_WHAT IS EXPECTED_. Only the lines from the start of the data through the line containing "from bokeh.resources import INLINE" should be written out, exactly as they are, with both ends included and the pictures left out.

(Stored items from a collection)
********************
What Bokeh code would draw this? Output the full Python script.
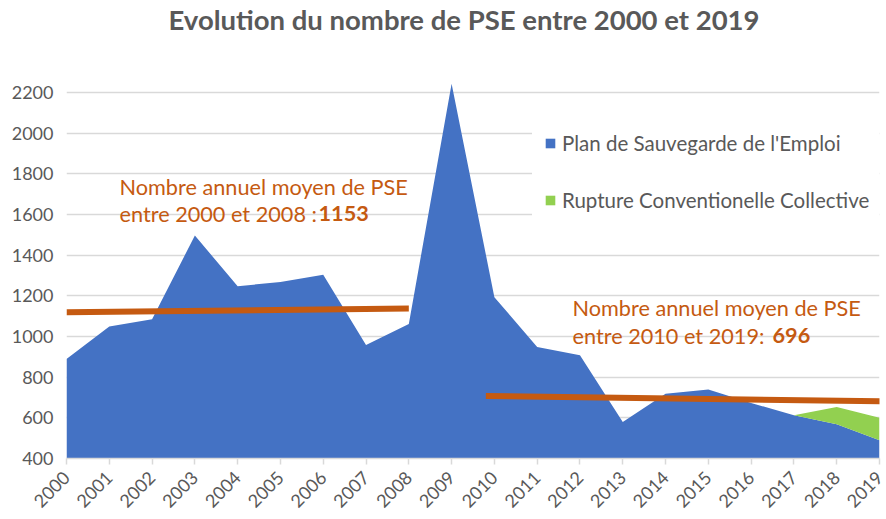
import math
from bokeh.plotting import figure
from bokeh.models import ColumnDataSource, FixedTicker, Label, Range1d, Title
from bokeh.embed import file_html
from bokeh.resources import INLINE

# ---- data ----
years = [2000, 2001, 2002, 2003, 2004, 2005, 2006, 2007, 2008, 2009,
         2010, 2011, 2012, 2013, 2014, 2015, 2016, 2017, 2018, 2019]
pse = [890, 1050, 1085, 1497, 1248, 1268, 1304, 958, 1062, 2244,
       1194, 949, 908, 580, 719, 740, 673, 613, 569, 490]
rcc = [0, 0, 0, 0, 0, 0, 0, 0, 0, 0,
       0, 0, 0, 0, 0, 0, 0, 0, 85, 110]
series_names = ["Plan de Sauvegarde de l'Emploi", "Rupture Conventionelle Collective"]
avg_2000_2008 = 1153
avg_2010_2019 = 696
trend1_x = [2000, 2008]
trend1_y = [1120, 1138]
trend2_x = [2009.8, 2019.1]
trend2_y = [708, 681]
y_ticks = [400, 600, 800, 1000, 1200, 1400, 1600, 1800, 2000, 2200]
title_text = "Evolution du nombre de PSE entre 2000 et 2019"

BLUE = "#4472C4"
GREEN = "#92D050"
ORANGE = "#C55A11"
GREY_TXT = "#595959"
GRID = "#D9D9D9"
FONT = "Lato"

src = ColumnDataSource(dict(year=years, pse=pse, rcc=rcc))

p = figure(width=886, height=519, x_range=Range1d(2000, 2019), y_range=Range1d(400, 2260),
           output_backend="svg", toolbar_location=None,
           min_border_left=66, min_border_right=7, min_border_top=79, min_border_bottom=61)
p.outline_line_color = None
p.background_fill_color = "white"

# spacer (closest to the frame) then the real title above it
p.add_layout(Title(text=" ", text_font_size="1px", standoff=42), "above")
p.add_layout(Title(text=title_text, align="left", offset=102, standoff=0,
                   text_font=FONT, text_font_style="bold", text_font_size="27.5px",
                   text_color=GREY_TXT), "above")

p.varea_stack(["pse", "rcc"], x="year", color=[BLUE, GREEN], source=src,
              legend_label=series_names)

p.line(trend1_x, trend1_y, line_color=ORANGE, line_width=6)
p.line(trend2_x, trend2_y, line_color=ORANGE, line_width=6)

# axes
p.xaxis.ticker = FixedTicker(ticks=years)
p.xaxis.major_label_orientation = math.pi / 4
p.xaxis.axis_line_color = GRID
p.xaxis.axis_line_width = 1.5
p.xaxis.major_tick_line_color = GRID
p.xaxis.major_tick_line_width = 1.5
p.xaxis.major_tick_in = 0
p.xaxis.major_tick_out = 6
p.xaxis.minor_tick_line_color = None
p.xaxis.major_label_text_font = FONT
p.xaxis.major_label_text_font_size = "18px"
p.xaxis.major_label_text_color = GREY_TXT
p.xaxis.major_label_standoff = 10

p.yaxis.ticker = FixedTicker(ticks=y_ticks)
p.yaxis.axis_line_color = None
p.yaxis.major_tick_line_color = None
p.yaxis.minor_tick_line_color = None
p.yaxis.major_label_text_font = FONT
p.yaxis.major_label_text_font_size = "18px"
p.yaxis.major_label_text_color = GREY_TXT
p.yaxis.major_label_standoff = 7

p.xgrid.grid_line_color = None
p.ygrid.grid_line_color = GRID
p.ygrid.grid_line_width = 1.5

# legend
lg = p.legend[0]
lg.location = (466, 234)
lg.background_fill_color = "white"
lg.background_fill_alpha = 1
lg.border_line_alpha = 0
lg.padding = 12
lg.margin = 0
lg.glyph_width = 12
lg.glyph_height = 12
lg.label_height = 24
lg.spacing = 33
lg.label_standoff = 6
lg.label_text_font = FONT
lg.label_text_font_size = "20.5px"
lg.label_text_color = GREY_TXT

# annotations (screen units relative to the plot frame)
def lab(text, x, y, bold=False):
    p.add_layout(Label(x=x, y=y, x_units="screen", y_units="screen", text=text,
                       text_font=FONT, text_font_size="21.7px", text_color=ORANGE,
                       text_font_style="bold" if bold else "normal",
                       text_baseline="alphabetic", text_align="left"))

lab("Nombre annuel moyen de PSE", 53, 272)
lab("entre 2000 et 2008 :", 53, 245)
lab(str(avg_2000_2008), 252, 245, bold=True)
lab("Nombre annuel moyen de PSE", 506, 151)
lab("entre 2010 et 2019:", 506, 123)
lab(str(avg_2010_2019), 706, 123, bold=True)

open("out.html", "w").write(file_html(p, INLINE))
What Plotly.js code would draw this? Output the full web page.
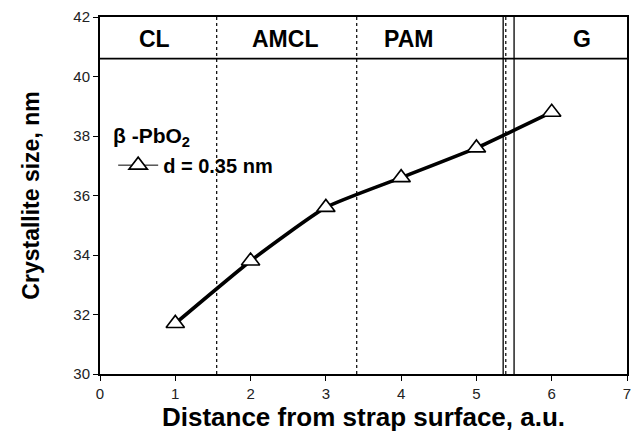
<!DOCTYPE html>
<html>
<head>
<meta charset="utf-8">
<script src="https://cdn.plot.ly/plotly-3.0.1.min.js"></script>
<style>
  html, body { margin: 0; padding: 0; background: #fff; }
  #chart { width: 632px; height: 438px; }
</style>
</head>
<body>
<div id="chart"></div>
<script>
// Crystallite size of beta-PbO2 vs. distance from the strap surface
const distance = [1, 2, 3, 4, 5, 6];
const crystalliteSize = [31.7, 33.8, 35.6, 36.6, 37.6, 38.8];

// Zone labels along the top band and the boundaries between zones
const zoneNames = ['CL', 'AMCL', 'PAM', 'G'];
const zoneLabelX = [0.73, 2.46, 4.1, 6.4];
const zoneLabelY = 41.25;
const dottedBounds = [1.55, 3.41, 5.39];
const solidBounds = [5.355, 5.50];
const bandFloor = 40.6;

const xTicks = [0, 1, 2, 3, 4, 5, 6, 7];
const yTicks = [30, 32, 34, 36, 38, 40, 42];

const FONT = 'Liberation Sans, Arial, sans-serif';

const markerStyle = {
  symbol: 'triangle-up', size: 16, color: '#fff',
  line: { width: 1.6, color: '#000' }
};

const traces = [
  {
    x: distance, y: crystalliteSize,
    mode: 'lines+markers',
    line: { color: '#000', width: 3.6, shape: 'spline', smoothing: 0.5 },
    marker: markerStyle,
    showlegend: false, hoverinfo: 'skip'
  },
  {
    // legend entry only
    x: [null], y: [null],
    mode: 'lines+markers',
    name: 'd = 0.35 nm',
    line: { color: '#000', width: 1 },
    marker: markerStyle,
    showlegend: true
  }
];

const shapes = [];
dottedBounds.forEach(v => shapes.push({
  type: 'line', xref: 'x', yref: 'y', x0: v, x1: v, y0: 30, y1: 42,
  line: { color: '#000', width: 1.2, dash: 'dot' }, layer: 'below'
}));
solidBounds.forEach(v => shapes.push({
  type: 'line', xref: 'x', yref: 'y', x0: v, x1: v, y0: 30, y1: 42,
  line: { color: '#000', width: 1.3 }, layer: 'below'
}));
shapes.push({
  type: 'line', xref: 'x', yref: 'y', x0: 0, x1: 7, y0: bandFloor, y1: bandFloor,
  line: { color: '#000', width: 1.6 }
});

const annotations = zoneNames.map((n, i) => ({
  x: zoneLabelX[i], y: zoneLabelY, xref: 'x', yref: 'y',
  text: '<b>' + n + '</b>', showarrow: false,
  font: { family: FONT, size: 23, color: '#000' }
}));
// legend heading
annotations.push({
  x: 0.02, y: 0.665, xref: 'paper', yref: 'paper', xanchor: 'left', yanchor: 'middle',
  text: '<b>β -PbO<sub>2</sub></b>', showarrow: false,
  font: { family: FONT, size: 21, color: '#000' }
});

const layout = {
  width: 632, height: 438,
  margin: { l: 100, r: 5, t: 17, b: 64 },
  paper_bgcolor: '#fff', plot_bgcolor: '#fff',
  font: { family: FONT, color: '#000' },
  xaxis: {
    range: [0, 7], tickvals: xTicks, ticktext: xTicks.map(String),
    ticks: 'outside', ticklen: 5, tickcolor: '#000', tickwidth: 1,
    showline: true, linecolor: '#000', linewidth: 2, mirror: true,
    showgrid: false, zeroline: false,
    tickfont: { family: FONT, size: 15, color: '#222' },
    title: { text: '<b>Distance from strap surface, a.u.</b>', font: { family: FONT, size: 26, color: '#000' }, standoff: 3 }
  },
  yaxis: {
    range: [30, 42], tickvals: yTicks, ticktext: yTicks.map(String),
    ticks: 'outside', ticklen: 5, tickcolor: '#000', tickwidth: 1,
    showline: true, linecolor: '#000', linewidth: 2, mirror: true,
    showgrid: false, zeroline: false,
    tickfont: { family: FONT, size: 15, color: '#222' },
    title: { text: '<b>Crystallite size, nm</b>', font: { family: FONT, size: 23, color: '#000' }, standoff: 27 }
  },
  legend: {
    x: 0.025, y: 0.585, xanchor: 'left', yanchor: 'middle',
    bgcolor: 'rgba(0,0,0,0)', borderwidth: 0,
    font: { family: FONT, size: 20, color: '#000', weight: 'bold' },
    itemwidth: 40
  },
  shapes: shapes,
  annotations: annotations
};

Plotly.newPlot('chart', traces, layout, { displayModeBar: false, staticPlot: true });
</script>
</body>
</html>
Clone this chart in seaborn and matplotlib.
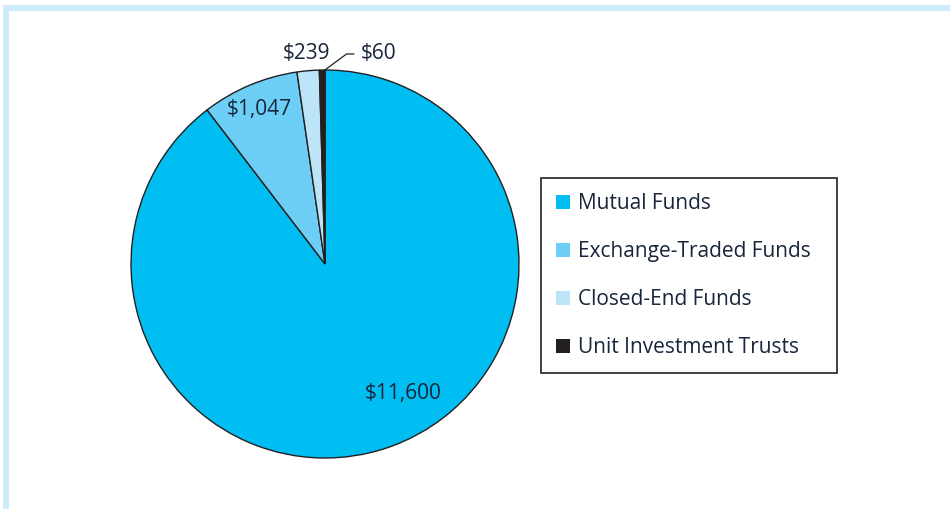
********************
_EXERCISE RESPONSE_.
What Bokeh code would draw this? Output the full Python script.
import math
from bokeh.plotting import figure
from bokeh.models import ColumnDataSource, FixedTicker, Label, Range1d, Title
from bokeh.embed import file_html
from bokeh.resources import INLINE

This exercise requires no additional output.